* INFORMATION SUPPLIED:
⁂

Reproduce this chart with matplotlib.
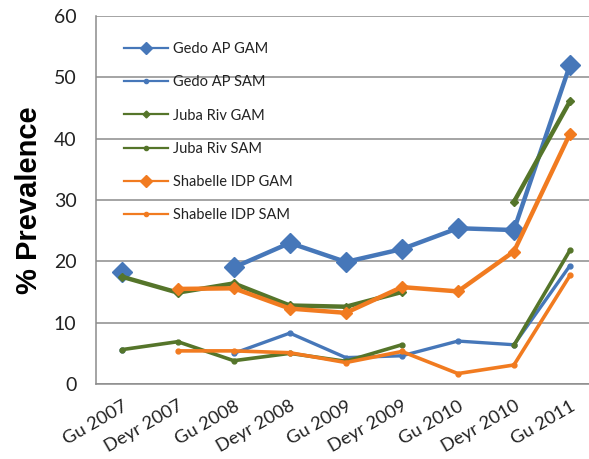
import numpy as np
import matplotlib
matplotlib.use("Agg")
import matplotlib.pyplot as plt
from matplotlib.lines import Line2D

categories = ["Gu 2007", "Deyr 2007", "Gu 2008", "Deyr 2008", "Gu 2009",
              "Deyr 2009", "Gu 2010", "Deyr 2010", "Gu 2011"]
nan = np.nan
gedo_gam = [18.2, nan, 19.0, 23.0, 19.9, 22.0, 25.4, 25.1, 52.0]
gedo_sam = [5.5, nan, 5.0, 8.3, 4.3, 4.6, 7.0, 6.4, 19.3]
juba_gam = [17.5, 14.9, 16.4, 12.8, 12.6, 15.0, nan, 29.7, 46.1]
juba_sam = [5.6, 6.9, 3.8, 5.0, 3.7, 6.4, nan, 6.3, 21.8]
shab_gam = [nan, 15.5, 15.6, 12.3, 11.6, 15.8, 15.1, 21.6, 40.8]
shab_sam = [nan, 5.4, 5.4, 5.1, 3.5, 5.3, 1.7, 3.1, 17.7]
yticks = [0, 10, 20, 30, 40, 50, 60]

blue = "#4677B9"
green = "#55752A"
orange = "#F17B20"

plt.rcParams['font.family'] = ['Lato', 'DejaVu Sans']

fig = plt.figure(figsize=(5.89, 4.59), dpi=100)
ax = fig.add_axes([96/589, 75/459, 1 - 96/589, (384-16)/459])

x = np.arange(len(categories))
series = [
    ("Gedo AP GAM", gedo_gam, blue, 3.2, 'D', 10, 6),
    ("Gedo AP SAM", gedo_sam, blue, 2.4, 'o', 3.5, 3),
    ("Juba Riv GAM", juba_gam, green, 3.2, 'D', 4, 3.5),
    ("Juba Riv SAM", juba_sam, green, 2.6, 'o', 3.5, 3),
    ("Shabelle IDP GAM", shab_gam, orange, 3.2, 'D', 6, 6),
    ("Shabelle IDP SAM", shab_sam, orange, 2.6, 'o', 3.5, 3),
]
handles = []
for name, vals, c, lw, m, ms, lms in series:
    v = np.array(vals, dtype=float)
    ax.plot(x, v, color=c, lw=lw, marker=m, markersize=ms,
            solid_joinstyle='round', solid_capstyle='round', zorder=3)
    handles.append(Line2D([0], [0], color=c, lw=1.6, marker=m, markersize=lms))

ax.set_ylim(0, 60)
ax.set_xlim(-0.46, 8.34)
ax.set_yticks(yticks)
ax.set_yticklabels([str(t) for t in yticks], fontsize=14)
ax.set_xticks(x)
ax.set_xticklabels(categories, fontsize=13.2, rotation=30, ha='right',
                   rotation_mode='anchor')
ax.tick_params(axis='y', length=0, pad=14, colors='#222222')
ax.tick_params(axis='x', length=0, pad=10, colors='#222222')
ax.yaxis.grid(True, color='#8c8c8c', lw=1.1)
ax.set_axisbelow(True)
for s in ['top', 'right']:
    ax.spines[s].set_visible(False)
for s in ['left', 'bottom']:
    ax.spines[s].set_color('#8c8c8c')
    ax.spines[s].set_linewidth(1.1)

ax.set_ylabel("% Prevalence", fontsize=21, fontweight='bold',
              family=['Liberation Sans', 'DejaVu Sans'], labelpad=8)

leg = ax.legend(handles, [s[0] for s in series], loc='upper left',
                bbox_to_anchor=(0.03, 0.965), frameon=False, fontsize=10.5,
                handlelength=3.0, labelspacing=1.32, handletextpad=0.4)
for t in leg.get_texts():
    t.set_color('#222222')

fig.savefig("out.png", dpi=100)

⁂

* SET EXERCISE: Write out each line again precisely as it appears, skipping every picture.

* FULL ANSWER:
Reproduce this chart with matplotlib.
import numpy as np
import matplotlib
matplotlib.use("Agg")
import matplotlib.pyplot as plt
from matplotlib.lines import Line2D

categories = ["Gu 2007", "Deyr 2007", "Gu 2008", "Deyr 2008", "Gu 2009",
              "Deyr 2009", "Gu 2010", "Deyr 2010", "Gu 2011"]
nan = np.nan
gedo_gam = [18.2, nan, 19.0, 23.0, 19.9, 22.0, 25.4, 25.1, 52.0]
gedo_sam = [5.5, nan, 5.0, 8.3, 4.3, 4.6, 7.0, 6.4, 19.3]
juba_gam = [17.5, 14.9, 16.4, 12.8, 12.6, 15.0, nan, 29.7, 46.1]
juba_sam = [5.6, 6.9, 3.8, 5.0, 3.7, 6.4, nan, 6.3, 21.8]
shab_gam = [nan, 15.5, 15.6, 12.3, 11.6, 15.8, 15.1, 21.6, 40.8]
shab_sam = [nan, 5.4, 5.4, 5.1, 3.5, 5.3, 1.7, 3.1, 17.7]
yticks = [0, 10, 20, 30, 40, 50, 60]

blue = "#4677B9"
green = "#55752A"
orange = "#F17B20"

plt.rcParams['font.family'] = ['Lato', 'DejaVu Sans']

fig = plt.figure(figsize=(5.89, 4.59), dpi=100)
ax = fig.add_axes([96/589, 75/459, 1 - 96/589, (384-16)/459])

x = np.arange(len(categories))
series = [
    ("Gedo AP GAM", gedo_gam, blue, 3.2, 'D', 10, 6),
    ("Gedo AP SAM", gedo_sam, blue, 2.4, 'o', 3.5, 3),
    ("Juba Riv GAM", juba_gam, green, 3.2, 'D', 4, 3.5),
    ("Juba Riv SAM", juba_sam, green, 2.6, 'o', 3.5, 3),
    ("Shabelle IDP GAM", shab_gam, orange, 3.2, 'D', 6, 6),
    ("Shabelle IDP SAM", shab_sam, orange, 2.6, 'o', 3.5, 3),
]
handles = []
for name, vals, c, lw, m, ms, lms in series:
    v = np.array(vals, dtype=float)
    ax.plot(x, v, color=c, lw=lw, marker=m, markersize=ms,
            solid_joinstyle='round', solid_capstyle='round', zorder=3)
    handles.append(Line2D([0], [0], color=c, lw=1.6, marker=m, markersize=lms))

ax.set_ylim(0, 60)
ax.set_xlim(-0.46, 8.34)
ax.set_yticks(yticks)
ax.set_yticklabels([str(t) for t in yticks], fontsize=14)
ax.set_xticks(x)
ax.set_xticklabels(categories, fontsize=13.2, rotation=30, ha='right',
                   rotation_mode='anchor')
ax.tick_params(axis='y', length=0, pad=14, colors='#222222')
ax.tick_params(axis='x', length=0, pad=10, colors='#222222')
ax.yaxis.grid(True, color='#8c8c8c', lw=1.1)
ax.set_axisbelow(True)
for s in ['top', 'right']:
    ax.spines[s].set_visible(False)
for s in ['left', 'bottom']:
    ax.spines[s].set_color('#8c8c8c')
    ax.spines[s].set_linewidth(1.1)

ax.set_ylabel("% Prevalence", fontsize=21, fontweight='bold',
              family=['Liberation Sans', 'DejaVu Sans'], labelpad=8)

leg = ax.legend(handles, [s[0] for s in series], loc='upper left',
                bbox_to_anchor=(0.03, 0.965), frameon=False, fontsize=10.5,
                handlelength=3.0, labelspacing=1.32, handletextpad=0.4)
for t in leg.get_texts():
    t.set_color('#222222')

fig.savefig("out.png", dpi=100)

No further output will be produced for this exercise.